▶ _EXERCISE DIRECTIONS_: Omit the pictures and output exactly the lines from the start of the entries through the line containing "var yScale = chart.scales.y;".

▶ _Entries with chart source code_:
(begin)
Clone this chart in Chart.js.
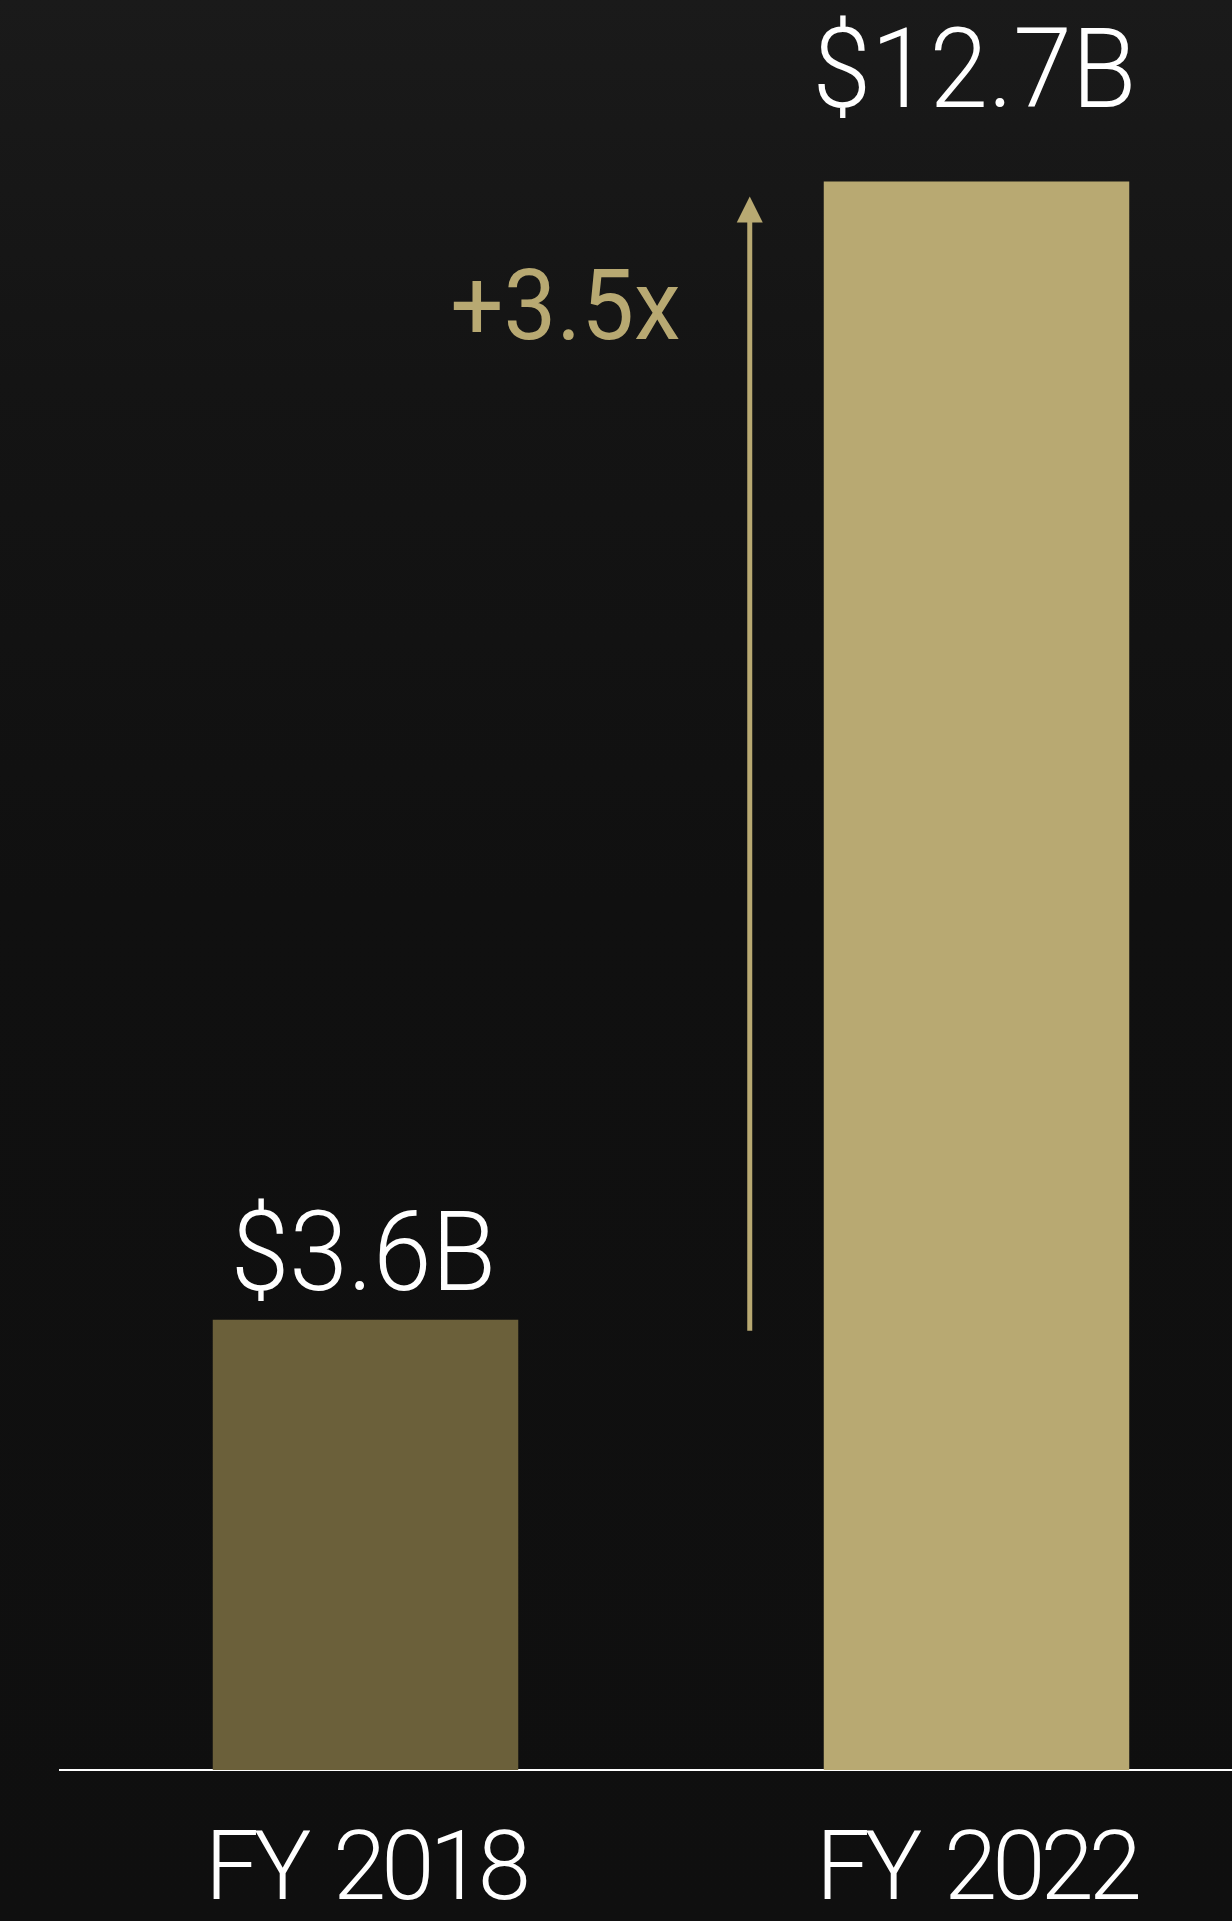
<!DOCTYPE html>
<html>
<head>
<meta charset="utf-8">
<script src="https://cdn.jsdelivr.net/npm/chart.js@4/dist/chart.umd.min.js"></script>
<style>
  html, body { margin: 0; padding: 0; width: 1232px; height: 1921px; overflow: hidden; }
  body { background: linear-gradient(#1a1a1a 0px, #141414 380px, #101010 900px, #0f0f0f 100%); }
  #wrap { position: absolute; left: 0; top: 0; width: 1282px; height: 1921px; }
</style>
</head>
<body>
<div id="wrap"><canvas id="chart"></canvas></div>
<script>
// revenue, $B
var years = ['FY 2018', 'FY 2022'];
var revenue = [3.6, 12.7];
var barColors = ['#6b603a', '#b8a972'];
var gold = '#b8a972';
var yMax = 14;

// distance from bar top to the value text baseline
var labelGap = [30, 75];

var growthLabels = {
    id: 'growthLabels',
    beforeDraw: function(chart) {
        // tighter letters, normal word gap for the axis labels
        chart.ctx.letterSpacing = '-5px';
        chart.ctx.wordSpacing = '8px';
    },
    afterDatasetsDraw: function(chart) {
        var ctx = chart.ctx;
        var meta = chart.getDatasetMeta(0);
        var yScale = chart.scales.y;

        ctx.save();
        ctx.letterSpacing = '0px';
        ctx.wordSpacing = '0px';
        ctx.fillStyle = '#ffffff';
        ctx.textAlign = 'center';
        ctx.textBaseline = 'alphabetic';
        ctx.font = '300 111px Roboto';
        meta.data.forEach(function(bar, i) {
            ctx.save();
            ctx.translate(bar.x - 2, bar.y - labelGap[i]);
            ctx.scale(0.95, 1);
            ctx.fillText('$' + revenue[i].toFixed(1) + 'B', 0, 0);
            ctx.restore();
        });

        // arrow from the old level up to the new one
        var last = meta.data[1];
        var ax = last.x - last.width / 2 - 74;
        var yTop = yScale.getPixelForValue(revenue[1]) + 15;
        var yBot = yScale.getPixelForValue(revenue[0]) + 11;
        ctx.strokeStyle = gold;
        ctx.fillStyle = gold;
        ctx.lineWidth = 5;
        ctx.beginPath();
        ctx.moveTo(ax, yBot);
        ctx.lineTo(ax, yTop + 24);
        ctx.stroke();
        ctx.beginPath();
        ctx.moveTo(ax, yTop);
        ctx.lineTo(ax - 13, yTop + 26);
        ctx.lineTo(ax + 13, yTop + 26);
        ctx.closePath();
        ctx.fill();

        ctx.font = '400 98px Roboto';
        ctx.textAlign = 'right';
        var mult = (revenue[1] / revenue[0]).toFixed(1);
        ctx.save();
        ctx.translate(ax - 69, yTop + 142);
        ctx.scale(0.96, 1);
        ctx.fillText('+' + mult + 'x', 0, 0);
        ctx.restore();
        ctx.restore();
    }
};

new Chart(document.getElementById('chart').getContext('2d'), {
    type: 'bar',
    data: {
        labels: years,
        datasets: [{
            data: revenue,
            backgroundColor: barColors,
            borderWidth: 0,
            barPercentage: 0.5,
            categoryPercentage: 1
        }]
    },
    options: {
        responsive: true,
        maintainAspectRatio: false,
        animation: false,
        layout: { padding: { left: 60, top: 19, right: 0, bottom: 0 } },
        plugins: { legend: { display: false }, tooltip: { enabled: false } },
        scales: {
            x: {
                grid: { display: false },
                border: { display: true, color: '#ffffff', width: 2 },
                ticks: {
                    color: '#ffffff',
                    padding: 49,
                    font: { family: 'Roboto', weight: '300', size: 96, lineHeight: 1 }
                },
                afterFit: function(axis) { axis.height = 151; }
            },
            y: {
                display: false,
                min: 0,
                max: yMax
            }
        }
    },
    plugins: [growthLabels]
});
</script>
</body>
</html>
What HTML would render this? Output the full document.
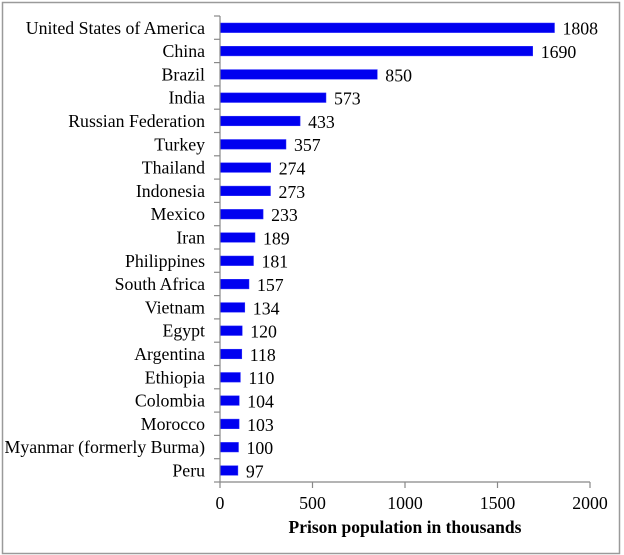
(end)
▶ _THE ANSWER_:
Clone this chart in Chart.js.
<!DOCTYPE html>
<html>
<head>
<meta charset="utf-8">
<script src="https://cdn.jsdelivr.net/npm/chart.js@4/dist/chart.umd.min.js"></script>
<style>
  html, body { margin: 0; padding: 0; width: 1232px; height: 1921px; overflow: hidden; }
  body { background: linear-gradient(#1a1a1a 0px, #141414 380px, #101010 900px, #0f0f0f 100%); }
  #wrap { position: absolute; left: 0; top: 0; width: 1282px; height: 1921px; }
</style>
</head>
<body>
<div id="wrap"><canvas id="chart"></canvas></div>
<script>
// revenue, $B
var years = ['FY 2018', 'FY 2022'];
var revenue = [3.6, 12.7];
var barColors = ['#6b603a', '#b8a972'];
var gold = '#b8a972';
var yMax = 14;

// distance from bar top to the value text baseline
var labelGap = [30, 75];

var growthLabels = {
    id: 'growthLabels',
    beforeDraw: function(chart) {
        // tighter letters, normal word gap for the axis labels
        chart.ctx.letterSpacing = '-5px';
        chart.ctx.wordSpacing = '8px';
    },
    afterDatasetsDraw: function(chart) {
        var ctx = chart.ctx;
        var meta = chart.getDatasetMeta(0);
        var yScale = chart.scales.y;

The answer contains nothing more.